By all appearances, the adverse effects to consumers and title business that ALTA predicted have materialized. To be sure, controlled businesses are almost certainly not the only cause of these problems. But the fact is that the title industry as represented by ALTA is in a weak and withered form compared to what it once was. The title industry, thanks likely in part to controlled business, is now little more than an adjunct to lenders and other more powerful, better positioned forces in the real estate industry which now exert undue power over the title industry. To add insult to injury, the title industry has often had to pay these outside forces for the privilege of its loss of independence and power.
By failing to steadfastly stand up for its independent members when they were being run over by other interests, ALTA has failed to maintain its own independent voice. Instead, ALTA has chosen a path of appeasement towards referrers of title business, with disastrous consequences that go to the core of its own industry.
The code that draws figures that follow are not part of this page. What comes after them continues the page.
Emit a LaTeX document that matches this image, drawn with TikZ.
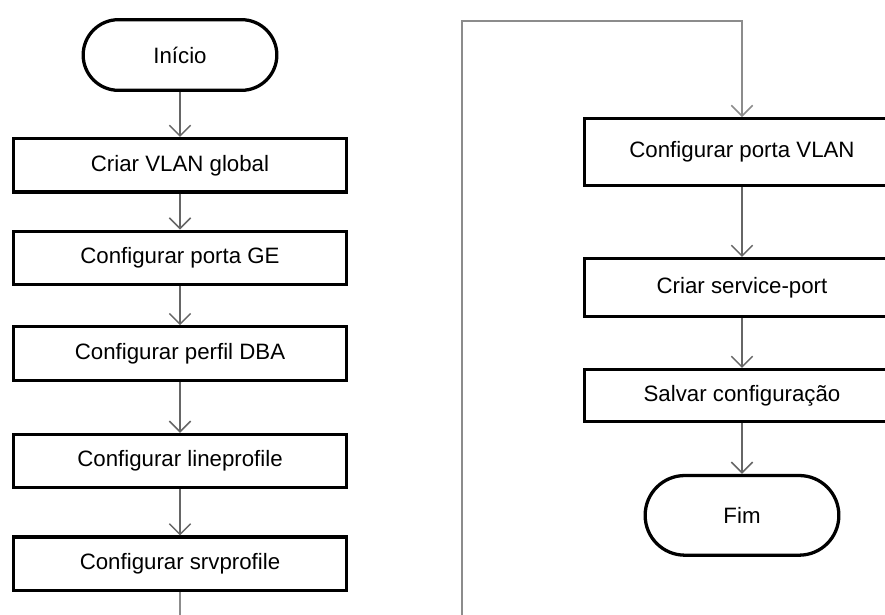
\documentclass[tikz,border=0pt]{standalone}
\usepackage{fontspec}
\setmainfont{Liberation Sans}
\usetikzlibrary{arrows.meta,positioning}
\tikzset{
  stepbox/.style={
    rectangle,
    draw=black,
    line width=2.8pt,
    minimum width=99.8mm,
    minimum height=16mm,
    inner sep=0pt,
    align=center,
    font=\fontsize{19}{22}\selectfont
  },
  startstop/.style={
    stepbox,
    rounded corners=10.6mm,
    minimum width=58.1mm,
    minimum height=21.2mm
  },
  flow/.style={
    -{Straight Barb[length=3.2mm,width=6.4mm]},
    line width=1.3pt,
    draw=black!60
  }
}

\begin{document}
\begin{tikzpicture}[x=0.3mm,y=-0.3mm]
\path[use as bounding box, clip] (0,0) rectangle (885,614);
% left column
\node[startstop] (inicio) at (180,55) {Início};
\node[stepbox, below=13.5mm of inicio] (vlanglobal) {Criar VLAN global};
\node[stepbox, below=10.8mm of vlanglobal] (portage) {Configurar porta GE};
\node[stepbox, below=11.7mm of portage] (perfildba) {Configurar perfil DBA};
\node[stepbox, below=15.3mm of perfildba] (lineprof) {Configurar lineprofile};
\node[stepbox, below=13.8mm of lineprof] (srvprof) {Configurar srvprofile};
% right column
\node[stepbox, minimum width=94.4mm, minimum height=20mm] (portavlan) at (742,152) {Configurar porta VLAN};
\node[stepbox, minimum width=94.4mm, minimum height=17.3mm, below=21mm of portavlan] (serviceport) {Criar service-port};
\node[stepbox, minimum width=94.4mm, minimum height=15.5mm, below=15mm of serviceport] (salvar) {Salvar configuração};
\node[startstop, minimum height=23.9mm, rounded corners=11.9mm, below=15.3mm of salvar] (fim) {Fim};
\foreach \a/\b in {inicio/vlanglobal, vlanglobal/portage, portage/perfildba,
  perfildba/lineprof, lineprof/srvprof, portavlan/serviceport,
  serviceport/salvar, salvar/fim} {
  \draw[flow] (\a) -- (\b);
}
% continues across the page break
\draw[flow, draw=black!45] (srvprof) -- (180,640) -| (462,21) -| (portavlan);
\end{tikzpicture}
\end{document}
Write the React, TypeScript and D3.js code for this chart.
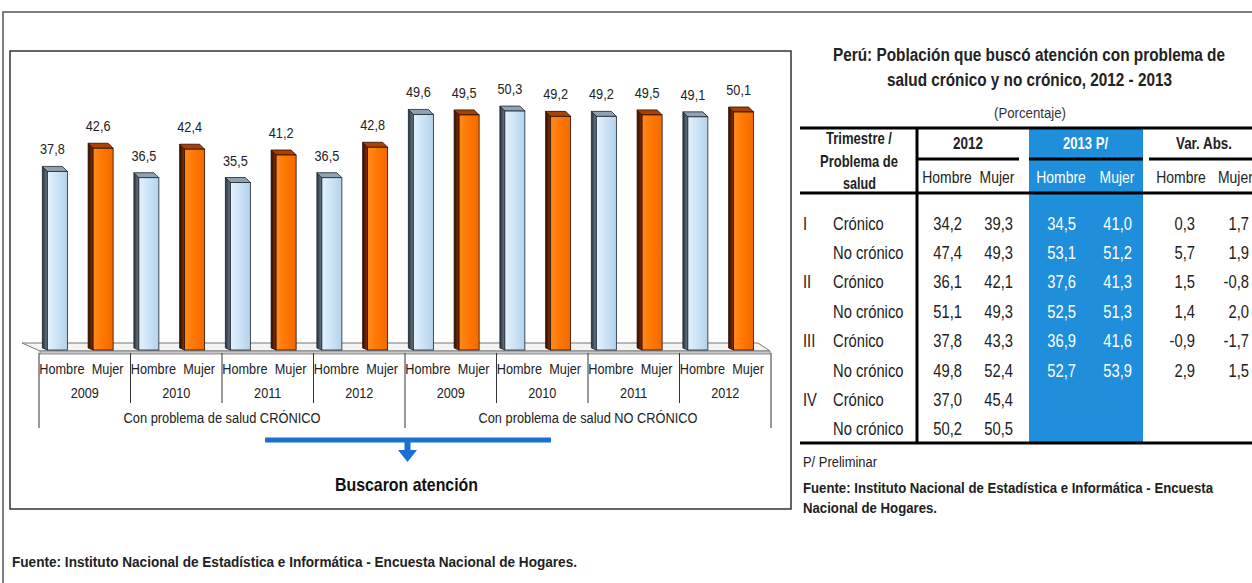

The "go along to get along" attitude has for instance given us "innovations" such as MERS and "lien protection insurance" aka no search title insurance-- innovations that may benefit other industries, but certainly don't benefit the title industry, and have dubious benefit to consumers.
With all the problems in the housing market, and with all the scandal in recent months and years surrounding housing, it seems to me that some of the conflicts of interest that exist in the title industry but which aren't mentioned so much by the industry's leading professional association are ripe to be revisited.